Sweden’s Second National Pension Fund (AP2) – the only one of the state pension system’s four main buffer funds to be located outside Stockholm – has been gradually in-sourcing asset management for the last five years. The Gothenburg-based fund is at the point where just 17% of its SEK345.9bn (€33.9bn) investment portfolio is managed externally, having come down from an external management level of 29% at the end of 2012.

AP2’s rationale for in-sourcing is three-fold: the reduction of costs; creating a basis where it is easier to rebalance assets; and improved transparency.

Some examples of areas of external asset management for AP2 now are Chinese equities, global equities with ESG focus, private equity and catastrophe bonds.

AP2, in common with the other three main buffer funds – AP1, AP3 and AP4 – is limited by its investment guidelines in the proportion of assets that it can manage in-house. The funds are mandated to have at least 10% of investments externally managed.

However, this is likely to change under the revised set of rules which is going through the consultative and legislative process in Sweden.

The existing rules also demand the buffer funds manage private equity externally, and place a range of limits on other types of investments they may hold in their portfolios.

The pension fund has taken on more staff in the past few years as it has brought asset management in-house. Ola Eriksson, AP2’s head of business support, says the fund is capable of conducting its own investment management well:

“We now have more people, and we have changed a lot within our internal processes as well,” he says.

The fund has increased the amount of its assets that are managed quantitatively.
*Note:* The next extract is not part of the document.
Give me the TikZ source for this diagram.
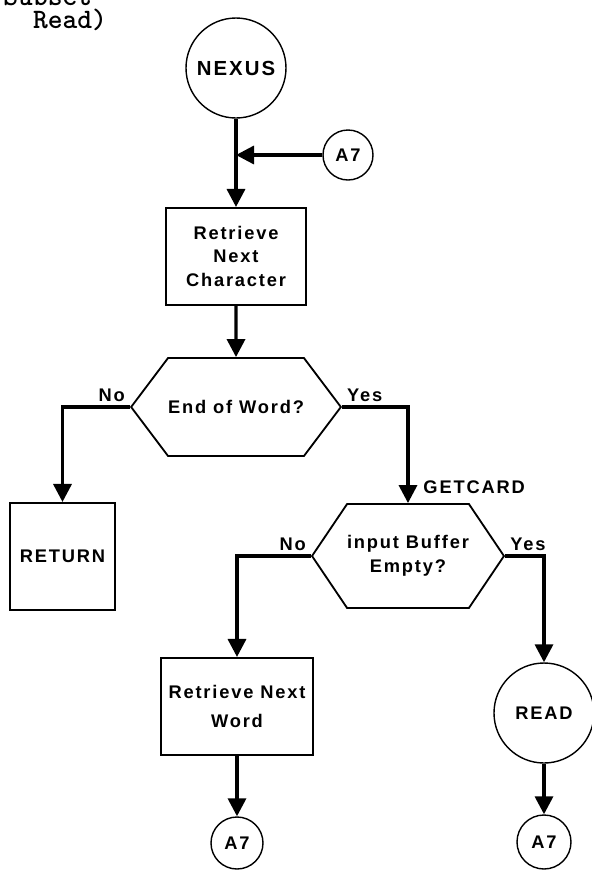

This is not passive investment, as the pension fund takes risk and still gets alpha, but it is less traditional asset management than was the case before, Eriksson says.

ap2 at a glance

The shift to quantitative management means AP2 has a greater need for data than in the past, particularly when it began managing emerging market equity and debt in-house, including emerging market debt in both hard and soft currencies.

“Because a lot of our assets are quantitative, this involves rebalancing and therefore a lot of transactions,” Eriksson says.

The amount of transactions has doubled to about 60,000 a year from about 30,000 for AP2.

“We have met the challenge of this change in several ways – streamlining the input of basic data, reducing transaction errors, and outsourcing some of the flow to the custodian bank,” he says.

When AP2 analysed the practicalities of managing higher volumes of transactions, it found the most time-consuming part of this to be correcting deals that contained errors.

“It was very important for us to reduce errors, and we did this by making much more use of built-in interfaces between the execution system and the portfolio system,” he says. To make the process even more efficient, the matching and settlement of transactions have been outsourced to the custodian bank.

All in all, the higher level of in-house investment management works well, Eriksson says.

“You have to do your homework both on asset management and administration, so it’s not a walk in the park, and the process itself is a demanding process.

“But from the cost side it is worth it, and today we are an organisation with more people and more flexibility,” he says.

“We have built up more of a learning organisation, and when it comes to forex and rebalancing, this is much easier as we all sit in the same room.

“The key to success if having a lot of different departments working together,” he says.

Eriksson agrees such flexibility could be a particular benefit when the buffer funds’ changed investment rules are finalised and asset allocation alternations may be needed.